*PROBLEM REQUIREMENTS*. Repeat exactly the lines running from the first line of the data to the line containing "Chart.register(...registerables);", both ends included, and nothing else; drop the pictures.
^^^^^^^^^^^^^^^^
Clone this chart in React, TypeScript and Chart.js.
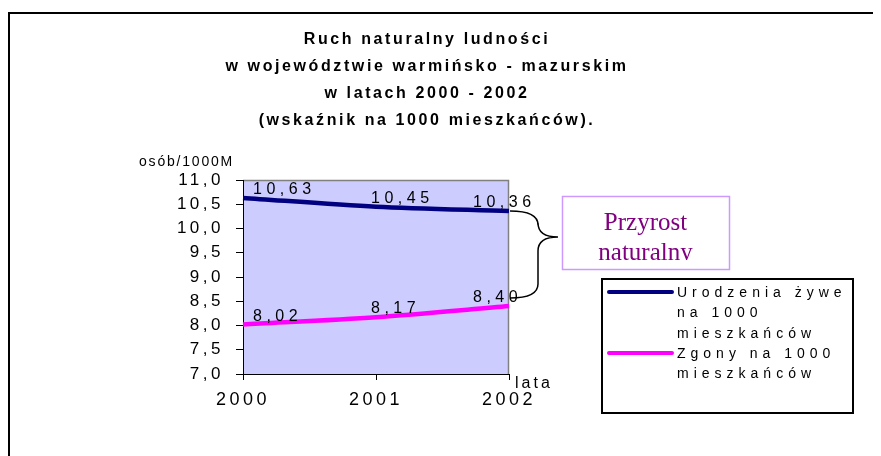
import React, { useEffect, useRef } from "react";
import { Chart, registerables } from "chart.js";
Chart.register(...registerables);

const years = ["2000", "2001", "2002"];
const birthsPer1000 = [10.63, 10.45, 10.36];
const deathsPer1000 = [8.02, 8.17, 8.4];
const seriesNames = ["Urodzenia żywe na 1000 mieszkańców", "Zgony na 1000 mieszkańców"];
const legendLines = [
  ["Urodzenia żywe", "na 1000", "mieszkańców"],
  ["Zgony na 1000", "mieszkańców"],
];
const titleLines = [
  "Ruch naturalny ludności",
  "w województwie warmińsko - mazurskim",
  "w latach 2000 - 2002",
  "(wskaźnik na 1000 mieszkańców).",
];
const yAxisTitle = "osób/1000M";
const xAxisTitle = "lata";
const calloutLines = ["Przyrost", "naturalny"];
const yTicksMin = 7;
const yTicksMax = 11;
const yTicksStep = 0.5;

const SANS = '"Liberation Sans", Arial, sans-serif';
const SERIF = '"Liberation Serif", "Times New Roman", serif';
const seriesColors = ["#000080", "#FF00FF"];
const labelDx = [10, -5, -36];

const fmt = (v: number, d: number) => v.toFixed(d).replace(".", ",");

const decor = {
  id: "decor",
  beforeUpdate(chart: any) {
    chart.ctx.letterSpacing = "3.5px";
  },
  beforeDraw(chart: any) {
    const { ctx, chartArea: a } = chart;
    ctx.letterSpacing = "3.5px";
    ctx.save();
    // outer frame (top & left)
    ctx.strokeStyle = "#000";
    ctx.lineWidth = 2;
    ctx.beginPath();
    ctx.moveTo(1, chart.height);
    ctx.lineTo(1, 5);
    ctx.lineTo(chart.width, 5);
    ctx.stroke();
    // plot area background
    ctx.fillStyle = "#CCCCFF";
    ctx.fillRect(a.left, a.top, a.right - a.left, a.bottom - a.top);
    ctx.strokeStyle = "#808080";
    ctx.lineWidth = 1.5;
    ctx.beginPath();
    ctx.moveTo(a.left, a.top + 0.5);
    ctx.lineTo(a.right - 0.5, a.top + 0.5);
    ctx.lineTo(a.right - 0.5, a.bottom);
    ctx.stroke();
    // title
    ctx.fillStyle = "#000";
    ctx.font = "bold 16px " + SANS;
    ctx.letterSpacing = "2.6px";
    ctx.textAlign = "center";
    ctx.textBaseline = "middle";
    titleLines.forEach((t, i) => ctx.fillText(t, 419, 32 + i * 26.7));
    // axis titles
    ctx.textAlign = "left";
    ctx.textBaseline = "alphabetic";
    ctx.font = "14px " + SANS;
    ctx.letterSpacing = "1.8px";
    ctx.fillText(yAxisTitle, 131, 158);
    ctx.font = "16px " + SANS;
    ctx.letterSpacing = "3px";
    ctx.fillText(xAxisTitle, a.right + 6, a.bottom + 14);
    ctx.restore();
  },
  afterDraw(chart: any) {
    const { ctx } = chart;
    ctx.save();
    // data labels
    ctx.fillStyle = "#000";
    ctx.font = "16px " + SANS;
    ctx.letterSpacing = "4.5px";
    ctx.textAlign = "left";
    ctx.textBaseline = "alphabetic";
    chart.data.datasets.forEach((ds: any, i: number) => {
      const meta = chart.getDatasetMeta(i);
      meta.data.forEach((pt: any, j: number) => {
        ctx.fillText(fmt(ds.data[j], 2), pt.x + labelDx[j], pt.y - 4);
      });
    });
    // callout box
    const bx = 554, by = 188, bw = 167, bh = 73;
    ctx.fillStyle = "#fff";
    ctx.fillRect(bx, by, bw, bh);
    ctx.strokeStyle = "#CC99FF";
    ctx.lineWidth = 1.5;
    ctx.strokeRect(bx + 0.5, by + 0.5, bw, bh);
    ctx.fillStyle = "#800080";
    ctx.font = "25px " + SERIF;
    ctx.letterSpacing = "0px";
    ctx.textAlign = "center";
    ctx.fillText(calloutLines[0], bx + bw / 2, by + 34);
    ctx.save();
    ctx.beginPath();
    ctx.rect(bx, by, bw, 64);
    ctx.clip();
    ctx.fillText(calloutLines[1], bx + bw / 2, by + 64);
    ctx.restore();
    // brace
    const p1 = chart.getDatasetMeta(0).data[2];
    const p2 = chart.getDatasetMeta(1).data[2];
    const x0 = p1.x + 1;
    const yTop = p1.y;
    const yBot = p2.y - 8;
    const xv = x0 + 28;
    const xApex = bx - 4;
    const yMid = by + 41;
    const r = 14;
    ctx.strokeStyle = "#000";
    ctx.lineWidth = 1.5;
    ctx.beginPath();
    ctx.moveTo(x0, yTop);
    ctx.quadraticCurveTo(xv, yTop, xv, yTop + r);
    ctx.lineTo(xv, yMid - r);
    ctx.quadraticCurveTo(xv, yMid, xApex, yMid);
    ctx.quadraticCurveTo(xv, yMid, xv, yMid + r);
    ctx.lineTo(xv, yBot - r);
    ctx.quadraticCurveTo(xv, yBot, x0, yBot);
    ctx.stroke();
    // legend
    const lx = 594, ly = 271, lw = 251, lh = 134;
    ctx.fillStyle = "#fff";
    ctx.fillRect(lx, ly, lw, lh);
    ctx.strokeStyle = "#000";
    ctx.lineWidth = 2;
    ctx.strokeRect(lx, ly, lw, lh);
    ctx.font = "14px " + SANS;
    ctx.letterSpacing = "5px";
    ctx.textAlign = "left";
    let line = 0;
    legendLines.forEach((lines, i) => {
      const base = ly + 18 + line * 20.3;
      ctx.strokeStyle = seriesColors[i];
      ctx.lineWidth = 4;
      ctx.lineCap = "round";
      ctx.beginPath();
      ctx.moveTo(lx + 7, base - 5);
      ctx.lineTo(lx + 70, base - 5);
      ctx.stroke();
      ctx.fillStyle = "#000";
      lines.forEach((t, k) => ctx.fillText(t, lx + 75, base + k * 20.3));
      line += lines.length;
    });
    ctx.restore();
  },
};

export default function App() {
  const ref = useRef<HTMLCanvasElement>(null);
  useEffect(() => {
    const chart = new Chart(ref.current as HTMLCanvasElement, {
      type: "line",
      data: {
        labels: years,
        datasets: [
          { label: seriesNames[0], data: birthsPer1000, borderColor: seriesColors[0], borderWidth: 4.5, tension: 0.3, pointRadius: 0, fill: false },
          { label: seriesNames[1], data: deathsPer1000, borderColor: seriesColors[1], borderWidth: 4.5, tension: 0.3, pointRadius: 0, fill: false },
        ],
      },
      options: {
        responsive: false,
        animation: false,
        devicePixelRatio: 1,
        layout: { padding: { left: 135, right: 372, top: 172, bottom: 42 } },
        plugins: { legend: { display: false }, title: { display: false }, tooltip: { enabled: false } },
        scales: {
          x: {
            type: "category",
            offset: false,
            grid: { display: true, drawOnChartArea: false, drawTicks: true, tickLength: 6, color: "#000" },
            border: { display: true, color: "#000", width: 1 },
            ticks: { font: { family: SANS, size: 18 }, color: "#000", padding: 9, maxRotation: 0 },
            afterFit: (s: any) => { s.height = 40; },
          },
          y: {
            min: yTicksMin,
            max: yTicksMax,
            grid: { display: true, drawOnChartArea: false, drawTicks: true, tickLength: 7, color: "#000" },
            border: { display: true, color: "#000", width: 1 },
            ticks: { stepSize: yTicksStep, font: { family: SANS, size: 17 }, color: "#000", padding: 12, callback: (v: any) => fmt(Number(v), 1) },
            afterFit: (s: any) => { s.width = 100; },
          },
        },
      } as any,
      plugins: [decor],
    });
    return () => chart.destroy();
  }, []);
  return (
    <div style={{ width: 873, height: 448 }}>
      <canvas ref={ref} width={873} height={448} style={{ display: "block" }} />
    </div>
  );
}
^^^^^^^^^^^^^^^^
*COMPLETED EXERCISE*.
Clone this chart in React, TypeScript and Chart.js.
import React, { useEffect, useRef } from "react";
import { Chart, registerables } from "chart.js";
Chart.register(...registerables);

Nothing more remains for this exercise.